I would like to know as well. The Boys of Oklahoma put over $5M directly into the pockets of OSU’s NIL. Why couldn’t TU do something like that ?
Well, the venue is larger. Second, the promoters and performers took financial positions less favorable than rock acts on a profit tour. Bands like Cross Canadian Ragweed don’t have the corporate entanglements you have with other touring acts. It’s also a lot easier to get a local act with a cult following to fill up a stadium than divert a nationally known touring act to a midsize town with a historic venue that is barely wide enough to accommodate modern touring stages and has construction access issues. That’s stopped a few folks from using Skelly over the years as I understand it.

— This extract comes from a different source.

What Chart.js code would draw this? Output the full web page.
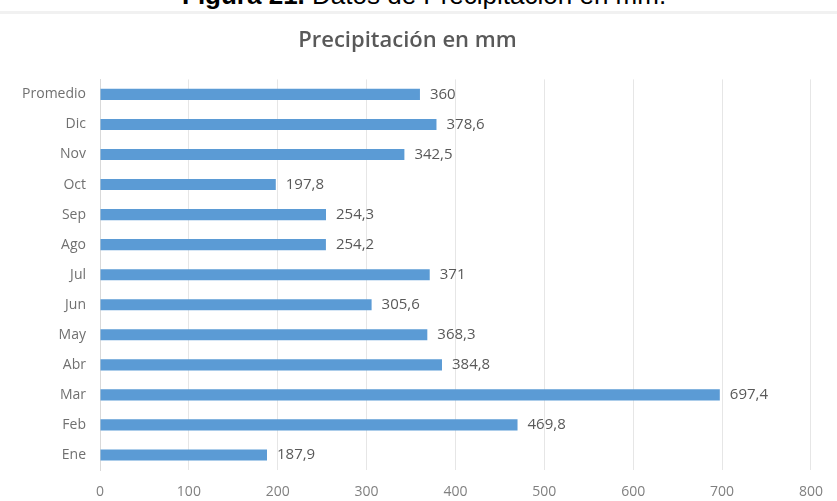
<!DOCTYPE html>
<html>
<head>
<meta charset="utf-8">
<title>Precipitación en mm</title>
<script src="https://cdn.jsdelivr.net/npm/chart.js@4.4.1/dist/chart.umd.min.js"></script>
<style>
  html, body { margin: 0; padding: 0; background: #fff; }
  body { width: 837px; height: 501px; position: relative; overflow: hidden; }
  #caption {
    position: absolute; left: 182px; top: -18px;
    font: 26px "Liberation Sans", Arial, sans-serif; line-height: 26px;
    color: #000; white-space: nowrap;
  }
  #rule { position: absolute; left: 0; top: 11px; width: 837px; height: 3px; background: #f1f1f1; }
  #wrap { position: absolute; left: 0; top: 0; width: 837px; height: 501px; }
</style>
</head>
<body>
<div id="caption"><b>Figura 21.</b> Datos de Precipitación en mm.</div>
<div id="rule"></div>
<div id="wrap"><canvas id="chart"></canvas></div>
<script>
// Monthly rainfall, bottom to top
const categories = ["Ene", "Feb", "Mar", "Abr", "May", "Jun", "Jul", "Ago", "Sep", "Oct", "Nov", "Dic", "Promedio"];
const rainfall = [187.9, 469.8, 697.4, 384.8, 368.3, 305.6, 371, 254.2, 254.3, 197.8, 342.5, 378.6, 360];
const xTicks = [0, 100, 200, 300, 400, 500, 600, 700, 800];

const labelFont = '"Open Sans", "DejaVu Sans", sans-serif';

// writes the value just past the end of each bar, decimal comma
const barValues = {
  id: "barValues",
  afterDatasetsDraw(chart) {
    const ctx = chart.ctx;
    const meta = chart.getDatasetMeta(0);
    ctx.save();
    ctx.font = "15px " + labelFont;
    ctx.fillStyle = "#595959";
    ctx.textAlign = "left";
    ctx.textBaseline = "middle";
    meta.data.forEach((bar, i) => {
      const txt = String(rainfall[i]).replace(".", ",");
      ctx.fillText(txt, bar.x + 10, bar.y);
    });
    ctx.restore();
  }
};

new Chart(document.getElementById("chart"), {
  type: "bar",
  data: {
    labels: categories,
    datasets: [{
      data: rainfall,
      backgroundColor: "#5b9bd5",
      barPercentage: 0.37,
      categoryPercentage: 1
    }]
  },
  options: {
    indexAxis: "y",
    responsive: true,
    maintainAspectRatio: false,
    animation: false,
    layout: { padding: { left: 0, right: 22, top: 0, bottom: 0 } },
    plugins: {
      legend: { display: false },
      tooltip: { enabled: false },
      title: {
        display: true,
        text: "Precipitación en mm",
        color: "#595959",
        font: { family: labelFont, size: 22, weight: "600" },
        padding: { top: 28, bottom: 25 }
      }
    },
    scales: {
      x: {
        min: 0,
        max: 800,
        afterBuildTicks: (scale) => { scale.ticks = xTicks.map(v => ({ value: v })); },
        afterFit: (scale) => { scale.height = 31; },
        grid: { color: "#e6e6e6", drawTicks: false },
        border: { display: false },
        ticks: { color: "#808080", padding: 14, font: { family: labelFont, size: 14 } }
      },
      y: {
        reverse: true,
        afterFit: (scale) => { scale.width = 100; },
        grid: { display: false, drawTicks: false },
        border: { color: "#d9d9d9" },
        ticks: { color: "#707070", padding: 14, font: { family: labelFont, size: 14 } }
      }
    }
  },
  plugins: [barValues]
});
</script>
</body>
</html>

So, for a band to be interested in playing at TU, first it needs to be touring pretty much independently and self financing and that universe is small. Second, the venue has to be available during a repositioning of the tour. It’s basically an extra show for them as the band moves equipment across the country from one large venue to the other. Third, the size of the venue has to net a yield that makes the stop worth it. In Tulsa, people just aren’t going to pay what most bands want to see in profit from a venue the size of Skelly. Acts that can muster that type of ticket price can play in larger venues and make much more.
There’s also the difference in how the events are structured. For legal reasons unimportant here, TU essentially rents the venue to the acts. They pay a flat fee and TU gives them a key. The acts pay for insurance, security, concessions, crowd management, etc.
OSU, again for reasons unimportant here, can structure the event to generate more income for them and their collective because they have additional resources to minimize risks. It’s essentially the same structure on paper but who takes on risk and who shares in profit can be dramatically different because their situation is different than TUs.
So it could happen again, but Motley Crue was here because it worked for them and they could make money from it, so they rented the building. We went along with it because we wanted to upgrade our student facilities to attract more students on the academic side. It isn’t the case where we went out and found an act to play our venue so we could make a profit off a cut of the ticket prices and give it to a select few athletes. Even if TU was willing to take on such risk for such a narrow goal, it really is outside what a small school should be doing in furtherance of its tax exempt education mission.